On her path to the bench, the first Black female federal court judge, Constance Baker Motley, had to maneuver along a similarly tricky path. President Lyndon B. Johnson wanted to appoint her to the seat previously held by her mentor and former NAACP Legal Defense Fund colleague, Thurgood Marshall, a steppingstone to the U.S. Supreme Court.
But he encountered vociferous opposition from inside and outside his party. Conservative Southern “Dixiecrats” such as the powerful Chair of the Senate Judiciary Committee James O. Eastland (D-Miss.) were opposed to Motley on blatantly racist grounds. And, influential Democrats such as Sen. Robert Kennedy (D-N.Y.) were opposed to her on political ones. Johnson relented and put her name forward, instead, for the district court. This impeded Motley’s ascension to the court that is merely one step from the Supreme Court, blocking her path to potentially becoming the first Black female justice. But, like those Black female judges before her, she never stopped mentoring and training a new generation of lawyers and judges.
From 1966 through 1979, only two other Black women would be appointed to the federal courts — Mary Johnson Lowe and Gabrielle Kirk McDonald. The next glass ceiling wasn’t broken until 1979, when Kearse was appointed to the Second Circuit Court of Appeals — making her the first Black female federal appellate judge.

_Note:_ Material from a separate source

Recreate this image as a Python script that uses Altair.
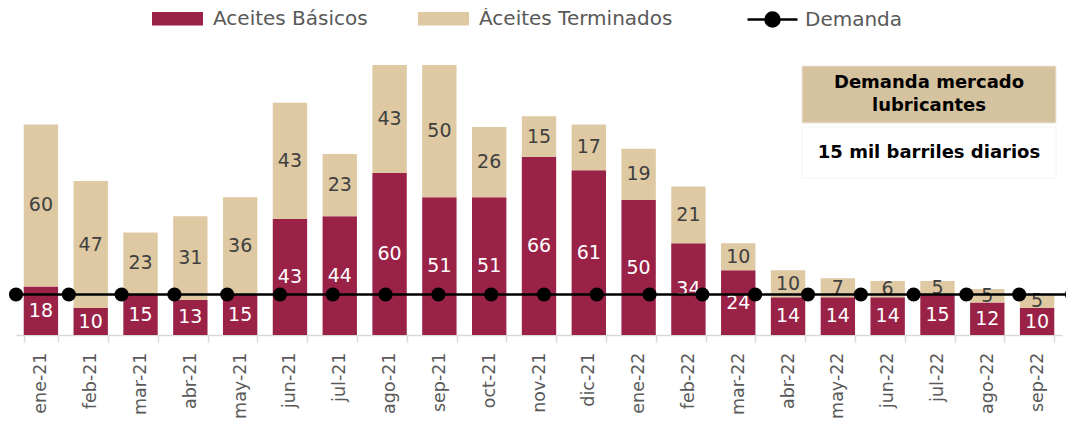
import altair as alt
import pandas as pd

meses = ["ene-21", "feb-21", "mar-21", "abr-21", "may-21", "jun-21", "jul-21",
         "ago-21", "sep-21", "oct-21", "nov-21", "dic-21", "ene-22", "feb-22",
         "mar-22", "abr-22", "may-22", "jun-22", "jul-22", "ago-22", "sep-22"]
basicos = [18, 10, 15, 13, 15, 43, 44, 60, 51, 51, 66, 61, 50, 34, 24, 14, 14, 14, 15, 12, 10]
terminados = [60, 47, 23, 31, 36, 43, 23, 43, 50, 26, 15, 17, 19, 21, 10, 10, 7, 6, 5, 5, 5]
demanda = [15, 15, 15, 15, 15, 15, 15, 15, 15, 15, 15, 15, 15, 15, 15, 15, 15, 15, 15, 15, 15]

S_BAS = "Aceites Básicos"
S_TER = "Áceites Terminados"
S_DEM = "Demanda"
YMAX = 100

FONT = "DejaVu Sans"
MAROON = "#9B2247"
BEIGE = "#DEC9A3"

rows = []
for m, b, t in zip(meses, basicos, terminados):
    rows.append({"mes": m, "serie": S_BAS, "valor": b, "orden": 1,
                 "pos": b / 2})
    top = min(b + t, YMAX)
    rows.append({"mes": m, "serie": S_TER, "valor": t, "orden": 2,
                 "pos": (b + top) / 2})
bars_df = pd.DataFrame(rows)
dem_df = pd.DataFrame({"mes": meses, "valor": demanda, "serie": S_DEM})

yscale = alt.Scale(domain=[0, YMAX], clamp=True, nice=False)
hidden_y = alt.Axis(domain=False, labels=False, ticks=False, grid=False, title=None)
xband = alt.X("mes:N", sort=meses, title=None,
              scale=alt.Scale(paddingInner=0.31, paddingOuter=0.155, range=[0, 1046]),
              axis=alt.Axis(labelAngle=270, labelAlign="right", labelBaseline="middle",
                            labelFontSize=17.5, labelColor="#595959", labelFont=FONT,
                            labelPadding=10, tickSize=7, tickColor="#D9D9D9",
                            domainColor="#D9D9D9", domainWidth=1.5, tickWidth=1.5,
                            tickBand="extent", grid=False))

rect_path = "M-1,-0.26L1,-0.26L1,0.26L-1,0.26Z"
bars = alt.Chart(bars_df).mark_bar().encode(
    x=xband,
    y=alt.Y("valor:Q", stack="zero", scale=yscale, axis=hidden_y),
    order=alt.Order("orden:Q"),
    color=alt.Color("serie:N", scale=alt.Scale(domain=[S_BAS, S_TER], range=[MAROON, BEIGE]),
                    legend=alt.Legend(title=None, orient="none", direction="horizontal",
                                      legendX=136, legendY=-72, symbolType=rect_path,
                                      symbolSize=2600, symbolStrokeWidth=0,
                                      labelFontSize=20, labelFont=FONT, labelColor="#595959",
                                      labelOffset=10, columnPadding=50, labelLimit=400)),
)

txt_bas = alt.Chart(bars_df[bars_df.serie == S_BAS]).mark_text(
    color="white", fontSize=19, font=FONT, baseline="middle").encode(
    x=alt.X("mes:N", sort=meses), y=alt.Y("pos:Q", scale=yscale, axis=hidden_y), text="valor:Q")
txt_ter = alt.Chart(bars_df[bars_df.serie == S_TER]).mark_text(
    color="#404040", fontSize=19, font=FONT, baseline="middle").encode(
    x=alt.X("mes:N", sort=meses), y=alt.Y("pos:Q", scale=yscale, axis=hidden_y), text="valor:Q")

bar_layer = alt.layer(bars, txt_bas, txt_ter)

line_path = "M-1,0L1,0M-0.28,0A0.28,0.28 0 1 1 0.28,0A0.28,0.28 0 1 1 -0.28,0Z"
xpoint = alt.X("mes:N", sort=meses, axis=None,
               scale=alt.Scale(type="point", padding=0, range=[0, 1056]))
dcolor = alt.Color("serie:N", scale=alt.Scale(domain=[S_DEM], range=["black"]),
                   legend=alt.Legend(title=None, orient="none", legendX=730, legendY=-72,
                                     symbolType=line_path, symbolSize=2500,
                                     symbolStrokeWidth=2.5, symbolFillColor="black",
                                     symbolStrokeColor="black",
                                     labelFontSize=20, labelFont=FONT, labelColor="#595959",
                                     labelOffset=6, labelLimit=400))
line = alt.Chart(dem_df).mark_line(strokeWidth=2.5).encode(
    x=xpoint, y=alt.Y("valor:Q", scale=yscale, axis=hidden_y), color=dcolor)
pts = alt.Chart(dem_df).mark_circle(size=200, opacity=1).encode(
    x=xpoint, y=alt.Y("valor:Q", scale=yscale, axis=hidden_y), color=dcolor)
line_layer = alt.layer(line, pts)

box_df = pd.DataFrame({"t": [""]})
box1 = alt.Chart(box_df).mark_rect(fill="#D5C29E", stroke="#EFE8DA", strokeWidth=1).encode(
    x=alt.value(786), x2=alt.value(1040), y=alt.value(1), y2=alt.value(58))
box2 = alt.Chart(box_df).mark_rect(fill="white", stroke="#F4F4F4", strokeWidth=1).encode(
    x=alt.value(786), x2=alt.value(1040), y=alt.value(62), y2=alt.value(113))
t1 = alt.Chart(box_df).mark_text(text="Demanda mercado", fontSize=18, fontWeight="bold",
                                 font=FONT, color="black").encode(
    x=alt.value(913), y=alt.value(18))
t2 = alt.Chart(box_df).mark_text(text="lubricantes", fontSize=18, fontWeight="bold",
                                 font=FONT, color="black").encode(
    x=alt.value(913), y=alt.value(41))
t3 = alt.Chart(box_df).mark_text(text="15 mil barriles diarios", fontSize=18, fontWeight="bold",
                                 font=FONT, color="black").encode(
    x=alt.value(913), y=alt.value(88))
annot = alt.layer(box1, box2, t1, t2, t3)

chart = alt.layer(bar_layer, line_layer, annot).resolve_scale(
    x="independent", color="independent"
).properties(
    width=1050, height=270,
    background="white",
    autosize=alt.AutoSizeParams(type="none"),
    padding={"left": 8, "top": 57, "right": 0, "bottom": 83},
).configure_view(strokeWidth=0, stroke="transparent")

chart.save("out.html", embed_options={"renderer": "svg", "actions": False})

This history exposes that although Jackson has successfully traversed the Senate three previous times — most recently, just one year ago — which bodes well for her nomination, there are no guarantees when elected officials decide to play politics. In those cases, exceptional qualifications, outstanding judicial service and pioneering efforts to break glass ceilings do little to shield a nominee.
Vigilance, courage and strong allies are needed to support Jackson and the other Black women who have had to fight every step of the way to get, keep and pass on opportunities to the next generation. While Jackson sits in front of the Senate Judiciary Committee, she’ll be standing on the shoulders of the generations of Black female lawyers before her and living the culmination of decades of struggle.